TASK INSTRUCTIONS »
Write out the material exactly, without any of its pictures.
##############################
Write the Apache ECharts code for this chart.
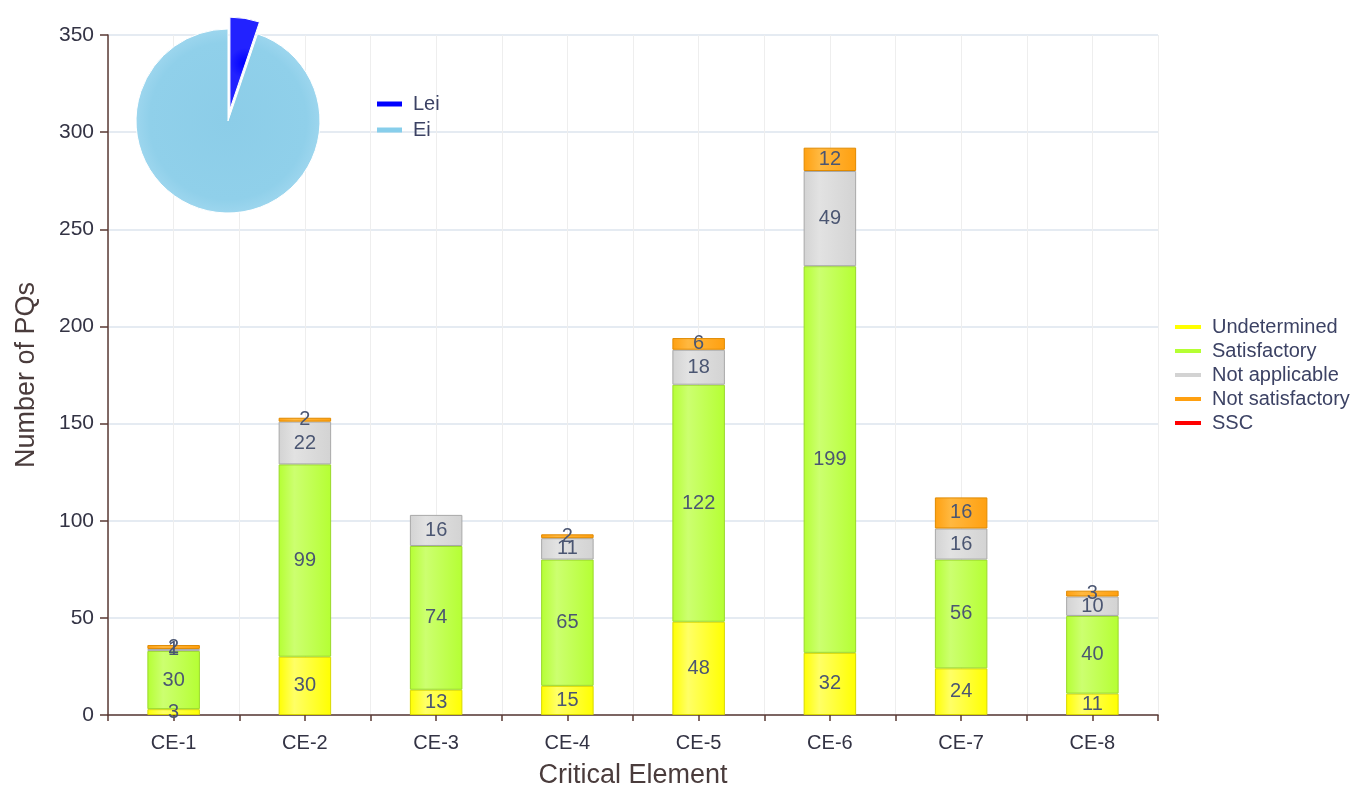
<!DOCTYPE html>
<html>
<head>
<meta charset="utf-8">
<script src="https://cdn.jsdelivr.net/npm/echarts@6/dist/echarts.min.js"></script>
<style>
  html, body { margin: 0; padding: 0; background: #fff; }
  #chart { width: 1356px; height: 786px; }
</style>
</head>
<body>
<div id="chart"></div>
<script>
// data
const categories = ['CE-1', 'CE-2', 'CE-3', 'CE-4', 'CE-5', 'CE-6', 'CE-7', 'CE-8']
const undetermined = [3, 30, 13, 15, 48, 32, 24, 11]
const satisfactory = [30, 99, 74, 65, 122, 199, 56, 40]
const notApplicable = [1, 22, 16, 11, 18, 49, 16, 10]
const notSatisfactory = [2, 2, 0, 2, 6, 12, 16, 3]
const ssc = [0, 0, 0, 0, 0, 0, 0, 0]
const pieNames = ['Lei', 'Ei']
const pieValues = [5.2, 94.8]

// half-category ticks / vertical grid lines
const halfTicks = []
categories.forEach(c => { halfTicks.push(c + 'a', c + 'b') })

const hGrad = (edge, mid) => ({
  type: 'linear', x: 0, y: 0, x2: 1, y2: 0,
  colorStops: [
    { offset: 0, color: edge },
    { offset: 0.3, color: mid },
    { offset: 1, color: edge }
  ]
})

const barDefs = [
  { name: 'Undetermined', data: undetermined, color: '#ffff00', mid: '#ffff66', border: '#d8d800' },
  { name: 'Satisfactory', data: satisfactory, color: '#b5ff33', mid: '#ccff70', border: '#9ad82a' },
  { name: 'Not applicable', data: notApplicable, color: '#d3d3d3', mid: '#e2e2e2', border: '#a8a8a8' },
  { name: 'Not satisfactory', data: notSatisfactory, color: '#ffa010', mid: '#ffb840', border: '#e08a00' },
  { name: 'SSC', data: ssc, color: '#ff0000', mid: '#ff4040', border: '#cc0000' }
]

const barSeries = barDefs.map(s => ({
  name: s.name,
  type: 'bar',
  stack: 'pq',
  xAxisIndex: 0,
  yAxisIndex: 0,
  barWidth: '40%',
  data: s.data.map(v => (v === 0 ? null : v)),
  itemStyle: { color: hGrad(s.color, s.mid), borderColor: s.border, borderWidth: 1 },
  label: {
    show: true,
    position: 'inside',
    color: '#4b5672',
    fontSize: 20,
    fontFamily: 'Liberation Sans'
  }
}))

const pieColors = ['#0000ff', '#87ceeb']

const chart = echarts.init(document.getElementById('chart'))
chart.setOption({
  animation: false,
  textStyle: { fontFamily: 'Liberation Sans' },
  grid: { left: 108, right: 198, top: 35, bottom: 71, outerBoundsMode: 'none', containLabel: false },
  legend: [
    {
      data: barDefs.map(s => ({ name: s.name, itemStyle: { color: s.color, borderWidth: 0 } })),
      orient: 'vertical',
      left: 1170,
      top: 312,
      icon: 'rect',
      itemWidth: 26,
      itemHeight: 4,
      itemGap: 4,
      textStyle: { fontSize: 20, color: '#3c4264', padding: [0, 0, 0, 6] }
    },
    {
      data: pieNames.map((n, i) => ({ name: n, itemStyle: { color: pieColors[i], borderWidth: 0 } })),
      orient: 'vertical',
      left: 372,
      top: 89,
      icon: 'rect',
      itemWidth: 25,
      itemHeight: 5,
      itemGap: 6,
      textStyle: { fontSize: 20, color: '#3c4264', padding: [0, 0, 0, 6] }
    }
  ],
  xAxis: [
    {
      type: 'category',
      position: 'bottom',
      data: categories,
      name: 'Critical Element',
      nameLocation: 'middle',
      nameGap: 47,
      nameTextStyle: { fontSize: 27, color: '#4a3c3c' },
      axisLine: { lineStyle: { color: '#5a3a34', width: 1.5 } },
      axisTick: { show: false },
      axisLabel: { fontSize: 20, color: '#333344', margin: 18 },
      splitLine: { show: false }
    },
    {
      type: 'category',
      position: 'bottom',
      data: halfTicks,
      axisLine: { show: false },
      axisTick: { show: true, length: 6, lineStyle: { color: '#5a3a34', width: 1.5 } },
      axisLabel: { show: false },
      splitLine: { show: true, lineStyle: { color: '#eeeeee' } }
    }
  ],
  yAxis: {
    type: 'value',
    min: 0,
    max: 350,
    interval: 50,
    name: 'Number of PQs',
    nameLocation: 'middle',
    nameGap: 68,
    nameTextStyle: { fontSize: 27, color: '#4a3c3c' },
    axisLine: { show: true, lineStyle: { color: '#5a3a34', width: 1.5 } },
    axisTick: { show: true, length: 8, lineStyle: { color: '#5a3a34', width: 1.5 } },
    axisLabel: { fontSize: 21, color: '#333344', margin: 14 },
    splitLine: { lineStyle: { color: '#dde4ee', width: 1.5 } }
  },
  series: [
    ...barSeries,
    {
      type: 'pie',
      name: 'share',
      center: [228, 121],
      radius: 92,
      startAngle: 90,
      clockwise: true,
      selectedMode: 'single',
      selectedOffset: 12,
      label: { show: false },
      labelLine: { show: false },
      z: 5,
      data: pieNames.map((n, i) => ({
        name: n,
        value: pieValues[i],
        selected: i === 0,
        itemStyle: {
          color: {
            type: 'radial', x: 0.5, y: 0.5, r: 0.5,
            colorStops: i === 0
              ? [{ offset: 0, color: '#0000ff' }, { offset: 1, color: '#2222ff' }]
              : [{ offset: 0, color: '#8ccde8' }, { offset: 0.85, color: '#90d0ea' }, { offset: 1, color: '#9dd6ee' }]
          },
          borderColor: '#ffffff',
          borderWidth: 1
        }
      }))
    }
  ]
})
</script>
</body>
</html>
##############################
TASK RESULT »
Write the Apache ECharts code for this chart.
<!DOCTYPE html>
<html>
<head>
<meta charset="utf-8">
<script src="https://cdn.jsdelivr.net/npm/echarts@6/dist/echarts.min.js"></script>
<style>
  html, body { margin: 0; padding: 0; background: #fff; }
  #chart { width: 1356px; height: 786px; }
</style>
</head>
<body>
<div id="chart"></div>
<script>
// data
const categories = ['CE-1', 'CE-2', 'CE-3', 'CE-4', 'CE-5', 'CE-6', 'CE-7', 'CE-8']
const undetermined = [3, 30, 13, 15, 48, 32, 24, 11]
const satisfactory = [30, 99, 74, 65, 122, 199, 56, 40]
const notApplicable = [1, 22, 16, 11, 18, 49, 16, 10]
const notSatisfactory = [2, 2, 0, 2, 6, 12, 16, 3]
const ssc = [0, 0, 0, 0, 0, 0, 0, 0]
const pieNames = ['Lei', 'Ei']
const pieValues = [5.2, 94.8]

// half-category ticks / vertical grid lines
const halfTicks = []
categories.forEach(c => { halfTicks.push(c + 'a', c + 'b') })

const hGrad = (edge, mid) => ({
  type: 'linear', x: 0, y: 0, x2: 1, y2: 0,
  colorStops: [
    { offset: 0, color: edge },
    { offset: 0.3, color: mid },
    { offset: 1, color: edge }
  ]
})

const barDefs = [
  { name: 'Undetermined', data: undetermined, color: '#ffff00', mid: '#ffff66', border: '#d8d800' },
  { name: 'Satisfactory', data: satisfactory, color: '#b5ff33', mid: '#ccff70', border: '#9ad82a' },
  { name: 'Not applicable', data: notApplicable, color: '#d3d3d3', mid: '#e2e2e2', border: '#a8a8a8' },
  { name: 'Not satisfactory', data: notSatisfactory, color: '#ffa010', mid: '#ffb840', border: '#e08a00' },
  { name: 'SSC', data: ssc, color: '#ff0000', mid: '#ff4040', border: '#cc0000' }
]

const barSeries = barDefs.map(s => ({
  name: s.name,
  type: 'bar',
  stack: 'pq',
  xAxisIndex: 0,
  yAxisIndex: 0,
  barWidth: '40%',
  data: s.data.map(v => (v === 0 ? null : v)),
  itemStyle: { color: hGrad(s.color, s.mid), borderColor: s.border, borderWidth: 1 },
  label: {
    show: true,
    position: 'inside',
    color: '#4b5672',
    fontSize: 20,
    fontFamily: 'Liberation Sans'
  }
}))

const pieColors = ['#0000ff', '#87ceeb']

const chart = echarts.init(document.getElementById('chart'))
chart.setOption({
  animation: false,
  textStyle: { fontFamily: 'Liberation Sans' },
  grid: { left: 108, right: 198, top: 35, bottom: 71, outerBoundsMode: 'none', containLabel: false },
  legend: [
    {
      data: barDefs.map(s => ({ name: s.name, itemStyle: { color: s.color, borderWidth: 0 } })),
      orient: 'vertical',
      left: 1170,
      top: 312,
      icon: 'rect',
      itemWidth: 26,
      itemHeight: 4,
      itemGap: 4,
      textStyle: { fontSize: 20, color: '#3c4264', padding: [0, 0, 0, 6] }
    },
    {
      data: pieNames.map((n, i) => ({ name: n, itemStyle: { color: pieColors[i], borderWidth: 0 } })),
      orient: 'vertical',
      left: 372,
      top: 89,
      icon: 'rect',
      itemWidth: 25,
      itemHeight: 5,
      itemGap: 6,
      textStyle: { fontSize: 20, color: '#3c4264', padding: [0, 0, 0, 6] }
    }
  ],
  xAxis: [
    {
      type: 'category',
      position: 'bottom',
      data: categories,
      name: 'Critical Element',
      nameLocation: 'middle',
      nameGap: 47,
      nameTextStyle: { fontSize: 27, color: '#4a3c3c' },
      axisLine: { lineStyle: { color: '#5a3a34', width: 1.5 } },
      axisTick: { show: false },
      axisLabel: { fontSize: 20, color: '#333344', margin: 18 },
      splitLine: { show: false }
    },
    {
      type: 'category',
      position: 'bottom',
      data: halfTicks,
      axisLine: { show: false },
      axisTick: { show: true, length: 6, lineStyle: { color: '#5a3a34', width: 1.5 } },
      axisLabel: { show: false },
      splitLine: { show: true, lineStyle: { color: '#eeeeee' } }
    }
  ],
  yAxis: {
    type: 'value',
    min: 0,
    max: 350,
    interval: 50,
    name: 'Number of PQs',
    nameLocation: 'middle',
    nameGap: 68,
    nameTextStyle: { fontSize: 27, color: '#4a3c3c' },
    axisLine: { show: true, lineStyle: { color: '#5a3a34', width: 1.5 } },
    axisTick: { show: true, length: 8, lineStyle: { color: '#5a3a34', width: 1.5 } },
    axisLabel: { fontSize: 21, color: '#333344', margin: 14 },
    splitLine: { lineStyle: { color: '#dde4ee', width: 1.5 } }
  },
  series: [
    ...barSeries,
    {
      type: 'pie',
      name: 'share',
      center: [228, 121],
      radius: 92,
      startAngle: 90,
      clockwise: true,
      selectedMode: 'single',
      selectedOffset: 12,
      label: { show: false },
      labelLine: { show: false },
      z: 5,
      data: pieNames.map((n, i) => ({
        name: n,
        value: pieValues[i],
        selected: i === 0,
        itemStyle: {
          color: {
            type: 'radial', x: 0.5, y: 0.5, r: 0.5,
            colorStops: i === 0
              ? [{ offset: 0, color: '#0000ff' }, { offset: 1, color: '#2222ff' }]
              : [{ offset: 0, color: '#8ccde8' }, { offset: 0.85, color: '#90d0ea' }, { offset: 1, color: '#9dd6ee' }]
          },
          borderColor: '#ffffff',
          borderWidth: 1
        }
      }))
    }
  ]
})
</script>
</body>
</html>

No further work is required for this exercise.